● **Aim**
Set down each line of the data below exactly as it stands, dropping the pictures.

● **Data shown**
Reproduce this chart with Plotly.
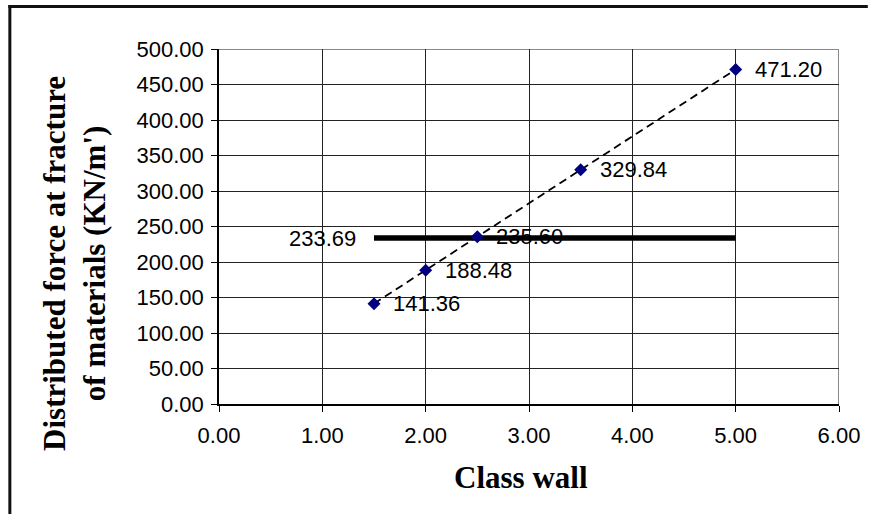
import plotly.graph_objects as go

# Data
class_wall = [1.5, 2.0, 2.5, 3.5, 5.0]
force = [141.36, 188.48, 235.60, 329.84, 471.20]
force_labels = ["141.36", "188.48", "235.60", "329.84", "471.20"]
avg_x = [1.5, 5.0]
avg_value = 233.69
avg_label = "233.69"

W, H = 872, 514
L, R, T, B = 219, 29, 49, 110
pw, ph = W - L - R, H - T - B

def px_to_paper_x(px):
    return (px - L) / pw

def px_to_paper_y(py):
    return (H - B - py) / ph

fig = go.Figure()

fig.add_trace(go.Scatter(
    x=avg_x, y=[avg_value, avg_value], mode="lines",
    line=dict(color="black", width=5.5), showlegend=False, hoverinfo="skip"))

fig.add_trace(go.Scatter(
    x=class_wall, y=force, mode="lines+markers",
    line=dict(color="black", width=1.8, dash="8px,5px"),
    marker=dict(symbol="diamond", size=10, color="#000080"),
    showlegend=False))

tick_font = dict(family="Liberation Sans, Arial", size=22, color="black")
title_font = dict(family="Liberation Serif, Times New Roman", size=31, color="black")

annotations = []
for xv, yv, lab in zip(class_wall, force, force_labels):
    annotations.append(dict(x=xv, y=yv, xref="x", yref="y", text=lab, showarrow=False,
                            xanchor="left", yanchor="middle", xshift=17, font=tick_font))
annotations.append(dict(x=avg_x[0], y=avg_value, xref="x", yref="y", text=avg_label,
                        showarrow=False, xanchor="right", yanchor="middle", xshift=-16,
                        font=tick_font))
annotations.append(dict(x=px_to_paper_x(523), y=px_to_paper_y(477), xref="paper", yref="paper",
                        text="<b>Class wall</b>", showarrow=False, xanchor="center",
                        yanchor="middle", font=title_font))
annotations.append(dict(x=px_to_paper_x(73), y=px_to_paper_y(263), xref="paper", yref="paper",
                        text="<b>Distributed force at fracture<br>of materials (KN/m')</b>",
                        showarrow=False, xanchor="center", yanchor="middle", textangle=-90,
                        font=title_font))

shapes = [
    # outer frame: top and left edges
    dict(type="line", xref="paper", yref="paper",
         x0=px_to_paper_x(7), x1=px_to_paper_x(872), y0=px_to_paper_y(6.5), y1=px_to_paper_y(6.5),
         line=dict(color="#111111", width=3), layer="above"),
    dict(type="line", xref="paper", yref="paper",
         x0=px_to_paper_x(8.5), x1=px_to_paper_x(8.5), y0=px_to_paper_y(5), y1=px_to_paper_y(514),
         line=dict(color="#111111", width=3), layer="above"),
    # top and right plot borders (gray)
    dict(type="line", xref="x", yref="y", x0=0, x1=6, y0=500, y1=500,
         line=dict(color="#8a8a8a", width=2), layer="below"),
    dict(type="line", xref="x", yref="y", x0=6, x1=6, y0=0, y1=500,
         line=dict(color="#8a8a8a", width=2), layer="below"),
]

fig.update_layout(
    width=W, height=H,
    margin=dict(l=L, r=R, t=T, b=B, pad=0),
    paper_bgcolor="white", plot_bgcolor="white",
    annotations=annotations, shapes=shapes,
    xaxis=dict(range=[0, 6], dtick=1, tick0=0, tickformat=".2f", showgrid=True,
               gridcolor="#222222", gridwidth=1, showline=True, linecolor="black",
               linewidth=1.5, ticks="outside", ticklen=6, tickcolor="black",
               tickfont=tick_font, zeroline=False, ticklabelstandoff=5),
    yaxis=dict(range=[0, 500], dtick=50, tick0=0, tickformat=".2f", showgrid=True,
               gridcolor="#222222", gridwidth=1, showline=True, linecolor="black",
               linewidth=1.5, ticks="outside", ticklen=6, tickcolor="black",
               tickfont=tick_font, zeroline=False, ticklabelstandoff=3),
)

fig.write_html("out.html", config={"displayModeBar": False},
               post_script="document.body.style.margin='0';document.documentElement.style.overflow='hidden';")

● **Finished task**
Reproduce this chart with Plotly.
import plotly.graph_objects as go

# Data
class_wall = [1.5, 2.0, 2.5, 3.5, 5.0]
force = [141.36, 188.48, 235.60, 329.84, 471.20]
force_labels = ["141.36", "188.48", "235.60", "329.84", "471.20"]
avg_x = [1.5, 5.0]
avg_value = 233.69
avg_label = "233.69"

W, H = 872, 514
L, R, T, B = 219, 29, 49, 110
pw, ph = W - L - R, H - T - B

def px_to_paper_x(px):
    return (px - L) / pw

def px_to_paper_y(py):
    return (H - B - py) / ph

fig = go.Figure()

fig.add_trace(go.Scatter(
    x=avg_x, y=[avg_value, avg_value], mode="lines",
    line=dict(color="black", width=5.5), showlegend=False, hoverinfo="skip"))

fig.add_trace(go.Scatter(
    x=class_wall, y=force, mode="lines+markers",
    line=dict(color="black", width=1.8, dash="8px,5px"),
    marker=dict(symbol="diamond", size=10, color="#000080"),
    showlegend=False))

tick_font = dict(family="Liberation Sans, Arial", size=22, color="black")
title_font = dict(family="Liberation Serif, Times New Roman", size=31, color="black")

annotations = []
for xv, yv, lab in zip(class_wall, force, force_labels):
    annotations.append(dict(x=xv, y=yv, xref="x", yref="y", text=lab, showarrow=False,
                            xanchor="left", yanchor="middle", xshift=17, font=tick_font))
annotations.append(dict(x=avg_x[0], y=avg_value, xref="x", yref="y", text=avg_label,
                        showarrow=False, xanchor="right", yanchor="middle", xshift=-16,
                        font=tick_font))
annotations.append(dict(x=px_to_paper_x(523), y=px_to_paper_y(477), xref="paper", yref="paper",
                        text="<b>Class wall</b>", showarrow=False, xanchor="center",
                        yanchor="middle", font=title_font))
annotations.append(dict(x=px_to_paper_x(73), y=px_to_paper_y(263), xref="paper", yref="paper",
                        text="<b>Distributed force at fracture<br>of materials (KN/m')</b>",
                        showarrow=False, xanchor="center", yanchor="middle", textangle=-90,
                        font=title_font))

shapes = [
    # outer frame: top and left edges
    dict(type="line", xref="paper", yref="paper",
         x0=px_to_paper_x(7), x1=px_to_paper_x(872), y0=px_to_paper_y(6.5), y1=px_to_paper_y(6.5),
         line=dict(color="#111111", width=3), layer="above"),
    dict(type="line", xref="paper", yref="paper",
         x0=px_to_paper_x(8.5), x1=px_to_paper_x(8.5), y0=px_to_paper_y(5), y1=px_to_paper_y(514),
         line=dict(color="#111111", width=3), layer="above"),
    # top and right plot borders (gray)
    dict(type="line", xref="x", yref="y", x0=0, x1=6, y0=500, y1=500,
         line=dict(color="#8a8a8a", width=2), layer="below"),
    dict(type="line", xref="x", yref="y", x0=6, x1=6, y0=0, y1=500,
         line=dict(color="#8a8a8a", width=2), layer="below"),
]

fig.update_layout(
    width=W, height=H,
    margin=dict(l=L, r=R, t=T, b=B, pad=0),
    paper_bgcolor="white", plot_bgcolor="white",
    annotations=annotations, shapes=shapes,
    xaxis=dict(range=[0, 6], dtick=1, tick0=0, tickformat=".2f", showgrid=True,
               gridcolor="#222222", gridwidth=1, showline=True, linecolor="black",
               linewidth=1.5, ticks="outside", ticklen=6, tickcolor="black",
               tickfont=tick_font, zeroline=False, ticklabelstandoff=5),
    yaxis=dict(range=[0, 500], dtick=50, tick0=0, tickformat=".2f", showgrid=True,
               gridcolor="#222222", gridwidth=1, showline=True, linecolor="black",
               linewidth=1.5, ticks="outside", ticklen=6, tickcolor="black",
               tickfont=tick_font, zeroline=False, ticklabelstandoff=3),
)

fig.write_html("out.html", config={"displayModeBar": False},
               post_script="document.body.style.margin='0';document.documentElement.style.overflow='hidden';")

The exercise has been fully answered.